Агата и археолог. Мемуары мужа Агаты Кристи - страница 3



Эта безрадостная картина оставалась в моей памяти больше пятидесяти лет, пока я не вернулся в эти места летом, чтобы вновь увидеть прекрасно сохранившийся пейзаж. Он развернулся передо мной, ограниченный морем, в своей ни с чем не сравнимой прелести, не испорченный современными постройками, прекрасный первозданной красотой. Река Адур теперь плавно струилась серебряной лентой. И. Б. Гордон, наш проницательный воспитатель, предсказал когда-то, что рано или поздно я проникнусь красотой Лансинга, и не ошибся: когда я в конце концов вернулся туда, я ощутил себя, как, должно быть, чувствовали себя солдаты из наёмной армии Ксенофонта, когда после долгого пути из Месопотамии увидели Чёрное море и закричали: «Таласса! Таласса![8]»

Когда я покидал школу, Гордон, или Гордо, как мы его называли, написал моим родителям: «Думаю, он станет выдающимся человеком». Что ж, как минимум мой добрый учитель считал, что я стану выдающимся. Предоставляю потомкам судить, заслужил ли я право на это звание, что бы оно ни значило.

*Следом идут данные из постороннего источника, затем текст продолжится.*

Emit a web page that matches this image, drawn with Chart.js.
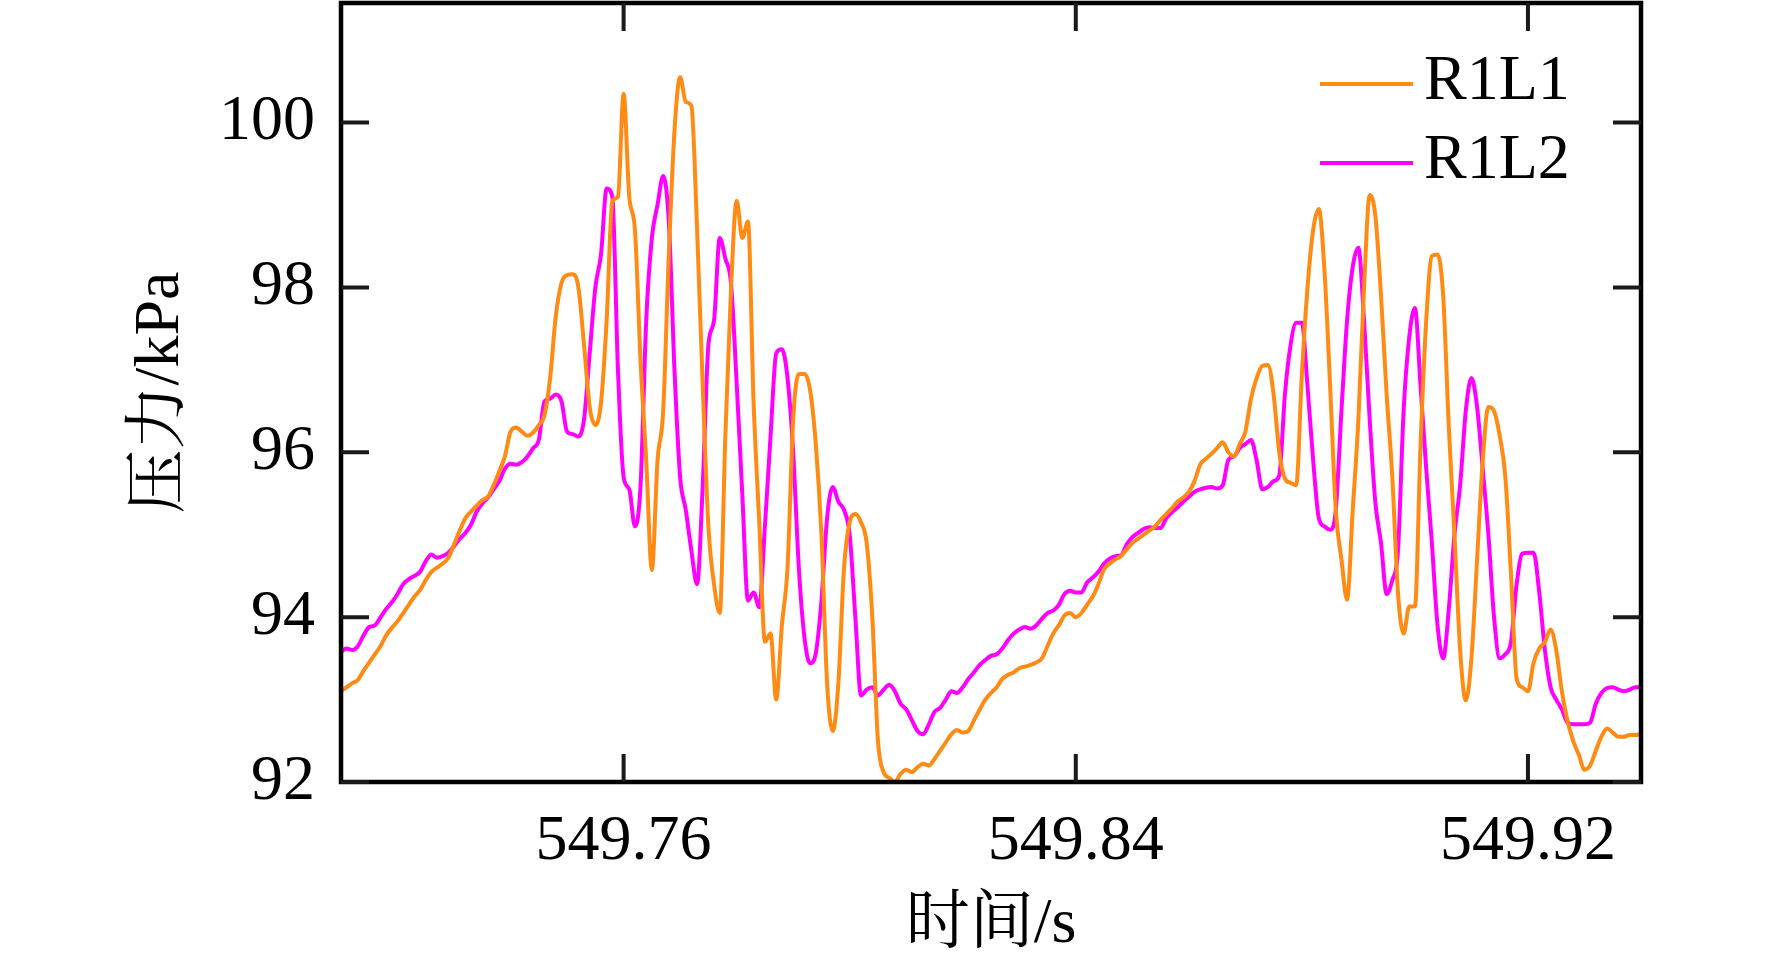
<!DOCTYPE html>
<html><head><meta charset="utf-8">
<script src="https://cdn.jsdelivr.net/npm/chart.js@4.4.0/dist/chart.umd.min.js"></script>
<style>html,body{margin:0;padding:0;background:#fff;}canvas{display:block;}</style>
</head><body>
<canvas id="c" width="1772" height="969"></canvas>
<script>
const timeS = [
549.710,549.711,549.712,549.713,549.714,549.715,549.716,549.717,549.718,549.719,
549.720,549.721,549.722,549.723,549.724,549.725,549.726,549.727,549.728,549.729,
549.730,549.731,549.732,549.733,549.734,549.735,549.736,549.737,549.738,549.739,
549.740,549.741,549.742,549.743,549.744,549.745,549.746,549.747,549.748,549.749,
549.750,549.751,549.752,549.753,549.754,549.755,549.756,549.757,549.758,549.759,
549.760,549.761,549.762,549.763,549.764,549.765,549.766,549.767,549.768,549.769,
549.770,549.771,549.772,549.773,549.774,549.775,549.776,549.777,549.778,549.779,
549.780,549.781,549.782,549.783,549.784,549.785,549.786,549.787,549.788,549.789,
549.790,549.791,549.792,549.793,549.794,549.795,549.796,549.797,549.798,549.799,
549.800,549.801,549.802,549.803,549.804,549.805,549.806,549.807,549.808,549.809,
549.810,549.811,549.812,549.813,549.814,549.815,549.816,549.817,549.818,549.819,
549.820,549.821,549.822,549.823,549.824,549.825,549.826,549.827,549.828,549.829,
549.830,549.831,549.832,549.833,549.834,549.835,549.836,549.837,549.838,549.839,
549.840,549.841,549.842,549.843,549.844,549.845,549.846,549.847,549.848,549.849,
549.850,549.851,549.852,549.853,549.854,549.855,549.856,549.857,549.858,549.859,
549.860,549.861,549.862,549.863,549.864,549.865,549.866,549.867,549.868,549.869,
549.870,549.871,549.872,549.873,549.874,549.875,549.876,549.877,549.878,549.879,
549.880,549.881,549.882,549.883,549.884,549.885,549.886,549.887,549.888,549.889,
549.890,549.891,549.892,549.893,549.894,549.895,549.896,549.897,549.898,549.899,
549.900,549.901,549.902,549.903,549.904,549.905,549.906,549.907,549.908,549.909,
549.910,549.911,549.912,549.913,549.914,549.915,549.916,549.917,549.918,549.919,
549.920,549.921,549.922,549.923,549.924,549.925,549.926,549.927,549.928,549.929,
549.930,549.931,549.932,549.933,549.934,549.935,549.936,549.937,549.938,549.939,
549.940];

const r1l1 = [
93.10,93.15,93.20,93.24,93.35,93.45,93.55,93.65,93.78,93.87,
93.95,94.05,94.15,94.25,94.33,94.45,94.55,94.60,94.65,94.72,
94.88,95.05,95.20,95.28,95.35,95.42,95.46,95.60,95.77,95.95,
96.25,96.30,96.25,96.20,96.24,96.33,96.45,96.90,97.65,98.05,
98.15,98.16,98.00,97.30,96.55,96.33,96.60,97.60,99.05,99.10,
100.35,99.10,98.70,97.10,95.90,94.57,95.90,96.50,98.40,99.90,
100.55,100.25,100.20,98.70,96.80,95.10,94.40,94.05,96.20,97.98,
99.05,98.60,98.80,96.60,95.15,93.70,93.80,93.00,93.90,94.60,
96.40,96.95,96.95,96.75,96.10,95.00,93.20,92.62,93.20,94.60,
95.15,95.25,95.15,94.90,94.00,92.50,92.12,92.05,92.00,92.10,
92.15,92.12,92.18,92.22,92.20,92.28,92.38,92.48,92.58,92.63,
92.60,92.62,92.75,92.88,93.00,93.08,93.15,93.25,93.30,93.33,
93.38,93.40,93.42,93.45,93.50,93.65,93.80,93.90,94.02,94.05,
94.00,94.05,94.15,94.25,94.40,94.58,94.65,94.70,94.74,94.82,
94.90,94.95,95.00,95.05,95.10,95.18,95.25,95.32,95.40,95.45,
95.52,95.65,95.85,95.92,95.98,96.05,96.12,96.00,95.95,96.10,
96.25,96.65,96.90,97.05,97.06,96.70,96.00,95.68,95.63,95.60,
96.94,98.00,98.70,98.95,98.20,96.80,95.30,94.70,94.21,95.30,
96.40,98.00,99.12,98.87,97.90,96.70,95.70,94.30,93.80,94.13,
94.13,96.10,97.60,98.38,98.40,97.90,96.30,95.00,93.60,92.99,
93.50,94.70,95.90,96.55,96.50,96.20,95.70,94.52,93.25,93.15,
93.10,93.45,93.62,93.70,93.85,93.60,93.10,92.74,92.50,92.33,
92.15,92.20,92.38,92.55,92.65,92.60,92.55,92.55,92.57,92.57,
92.58];

const r1l2 = [
93.58,93.62,93.60,93.65,93.78,93.88,93.90,94.00,94.10,94.18,
94.28,94.40,94.46,94.50,94.55,94.68,94.76,94.72,94.74,94.78,
94.86,94.95,95.02,95.12,95.28,95.38,95.45,95.55,95.65,95.80,
95.86,95.85,95.88,95.95,96.05,96.15,96.62,96.65,96.70,96.62,
96.25,96.22,96.19,96.40,97.20,98.00,98.40,99.20,99.10,97.00,
95.70,95.55,95.10,95.60,97.60,98.60,99.00,99.35,98.80,97.00,
95.70,95.30,94.80,94.40,95.60,97.30,97.60,98.60,98.35,98.05,
96.84,95.49,94.20,94.30,94.12,95.10,96.20,97.20,97.25,96.90,
96.00,94.60,93.75,93.44,93.56,94.20,95.20,95.58,95.40,95.30,
95.00,94.00,93.05,93.12,93.15,93.05,93.12,93.18,93.10,92.95,
92.88,92.75,92.62,92.58,92.70,92.85,92.90,93.00,93.10,93.08,
93.15,93.25,93.33,93.42,93.48,93.53,93.55,93.62,93.72,93.80,
93.85,93.88,93.86,93.90,93.98,94.05,94.08,94.15,94.28,94.32,
94.30,94.30,94.42,94.48,94.55,94.65,94.71,94.74,94.75,94.88,
94.97,95.02,95.07,95.09,95.08,95.08,95.20,95.27,95.33,95.40,
95.46,95.52,95.55,95.57,95.58,95.56,95.60,95.91,95.95,96.05,
96.10,96.15,95.90,95.55,95.58,95.65,95.72,96.70,97.30,97.57,
97.57,96.80,95.90,95.20,95.10,95.06,95.30,96.50,97.60,98.25,
98.48,97.60,96.40,95.39,94.90,94.28,94.45,94.80,96.50,97.40,
97.75,96.80,95.80,94.90,93.90,93.50,94.10,95.00,95.60,96.50,
96.90,96.55,95.80,95.00,94.00,93.50,93.55,93.70,94.40,94.77,
94.78,94.78,94.30,93.60,93.15,93.00,92.88,92.72,92.70,92.70,
92.70,92.72,92.95,93.08,93.14,93.15,93.12,93.10,93.12,93.15,
93.15];

const seriesNames = ['R1L1', 'R1L2'];
const seriesColors = ['#ff8a14', '#ff00ff'];
const xTicks = [549.76, 549.84, 549.92];
const yTicks = [92, 94, 96, 98, 100];
const xTitle = '时间/s';
const yTitle = '压力/kPa';

const FONT = "'Liberation Serif', 'Times New Roman', 'Noto Serif CJK SC', 'Noto Sans CJK SC', serif";

const framePlugin = {
  id: 'frame',
  afterDatasetsDraw(chart) {
    const {ctx, chartArea: a, scales: {x, y}} = chart;
    ctx.save();
    ctx.strokeStyle = '#000';
    ctx.lineWidth = 4.5;
    ctx.strokeRect(a.left, a.top, a.right - a.left, a.bottom - a.top);
    ctx.lineWidth = 4;
    ctx.strokeStyle = '#1a1a1a';
    const L = 28;
    yTicks.forEach(v => {
      const p = y.getPixelForValue(v);
      ctx.beginPath();
      ctx.moveTo(a.left, p); ctx.lineTo(a.left + L, p);
      ctx.moveTo(a.right, p); ctx.lineTo(a.right - L, p);
      ctx.stroke();
    });
    xTicks.forEach(v => {
      const p = x.getPixelForValue(v);
      ctx.beginPath();
      ctx.moveTo(p, a.bottom); ctx.lineTo(p, a.bottom - L);
      ctx.moveTo(p, a.top); ctx.lineTo(p, a.top + L);
      ctx.stroke();
    });
    ctx.restore();
  }
};

const legendPlugin = {
  id: 'lg',
  afterDraw(chart) {
    const {ctx, chartArea: a} = chart;
    ctx.save();
    chart.data.datasets.forEach((ds, i) => {
      const yy = a.top + 81 + i * 79;
      ctx.strokeStyle = ds.borderColor;
      ctx.lineWidth = 4;
      ctx.beginPath();
      ctx.moveTo(a.right - 321, yy);
      ctx.lineTo(a.right - 228, yy);
      ctx.stroke();
      ctx.fillStyle = '#000';
      ctx.font = '64px ' + FONT;
      ctx.textBaseline = 'middle';
      ctx.textAlign = 'left';
      ctx.fillText(ds.label, a.right - 217, yy - 2);
    });
    ctx.restore();
  }
};

const mk = (vals) => timeS.map((t, i) => ({x: t, y: vals[i]}));

new Chart(document.getElementById('c').getContext('2d'), {
  type: 'line',
  data: {
    datasets: [
      {label: seriesNames[0], data: mk(r1l1), borderColor: seriesColors[0], borderWidth: 4,
       pointRadius: 0, cubicInterpolationMode: 'monotone', fill: false, borderJoinStyle: 'round'},
      {label: seriesNames[1], data: mk(r1l2), borderColor: seriesColors[1], borderWidth: 4,
       pointRadius: 0, cubicInterpolationMode: 'monotone', fill: false, borderJoinStyle: 'round'}
    ]
  },
  options: {
    responsive: false,
    animation: false,
    devicePixelRatio: 1,
    layout: {padding: {left: 0, right: 131, top: 3, bottom: 0}},
    plugins: {legend: {display: false}, tooltip: {enabled: false}},
    scales: {
      x: {
        type: 'linear', min: 549.71, max: 549.94,
        grid: {display: false, drawTicks: false},
        border: {display: false},
        afterBuildTicks: s => { s.ticks = xTicks.map(v => ({value: v})); },
        afterFit: s => { s.height = 187; s.paddingLeft = 0; s.paddingRight = 0; s.paddingTop = 0; s.paddingBottom = 0; },
        ticks: {autoSkip: false, maxRotation: 0, padding: 22, color: '#000',
                font: {family: FONT, size: 64}, callback: v => Number(v).toFixed(2)},
        title: {display: true, text: xTitle, color: '#000',
                font: {family: FONT, size: 64}, padding: {top: 0, bottom: 5}}
      },
      y: {
        type: 'linear', min: 92, max: 101.45,
        grid: {display: false, drawTicks: false},
        border: {display: false},
        afterBuildTicks: s => { s.ticks = yTicks.map(v => ({value: v})); },
        afterFit: s => { s.width = 341; s.paddingTop = 0; s.paddingBottom = 0; s.paddingLeft = 0; s.paddingRight = 0; },
        ticks: {autoSkip: false, padding: 26, color: '#000',
                font: {family: FONT, size: 64}, callback: v => String(v)},
        title: {display: true, text: yTitle, color: '#000',
                font: {family: FONT, size: 64}, padding: {top: 123, bottom: 0}}
      }
    }
  },
  plugins: [framePlugin, legendPlugin]
});
</script>
</body></html>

В Лансинге я был зачислен на факультет директора, преподобного Х. Т. Баулби, человека строгих викторианских взглядов. Я восхищался твёрдостью его убеждений. Лансинг был одной из вудардских школ[9], предназначенных для детей духовенства, и образование там не блистало качеством. Как следствие, мне ничего не стоило год за годом быть среди первых учеников – за исключением шестого класса, где я проучился всего год и откуда отчислился раньше времени, как только мне исполнилось семнадцать. За посещением церкви в Лансинге следили фанатично. Нам полагалось ходить на службу дважды в день по будням, а в воскресенье иногда до пяти раз. Большинству учеников этих посещений хватало до конца жизни, и они навсегда теряли интерес ко внешней стороне религии. Когда пришло время, я отказался от конфирмации, и это отклонение от нормы было необъяснимо для нашего ограниченного директора. Он предупредил меня, что с таким отношением мне не добиться в школе успеха и не заслужить авторитета. Тогда я стал убеждать отца, который был агностиком, что с точки зрения образования зря трачу время и лучше бы мне сразу поступить в университет. Настоящую причину такого решения я не раскрыл. Уговорить отца было несложно: после жёсткого всестороннего образования, полученного на континенте, он не особенно верил в достоинства английских частных школ, и я ушёл из Лансинга в 1921 году, после четырёх лет учёбы.

Для Лансинга эти годы, с 1917-го по 1921-й, были особенными: два из них совпали с Первой мировой войной, и только к концу этого срока молодые и годные к военной службе мужчины вернулись со службы и снова заняли свои учительские посты. Тем не менее, даже в начале учёбы у нас были неплохие наставники – правда, не так много. Например, среди них выделялся некий мистер Томлинсон, человек выдающегося ума и член Королевского общества, которого насильно заставили учить нас математике. Мистер Томлинсон был очень стар и очень высок ростом. С нами он справиться не мог, и мы порядком испортили ему жизнь. Нашему же воспитателю И. Б. Гордону, упомянутому выше, я всегда буду благодарен: он заметил, что мне одиноко и сложно освоиться на новом месте. Подобная доброта всегда производит на людей глубокое впечатление и часто бывает вознаграждена. Гордон был ярым поклонником Фомы Аквинского и владел собственным ручным печатным станком.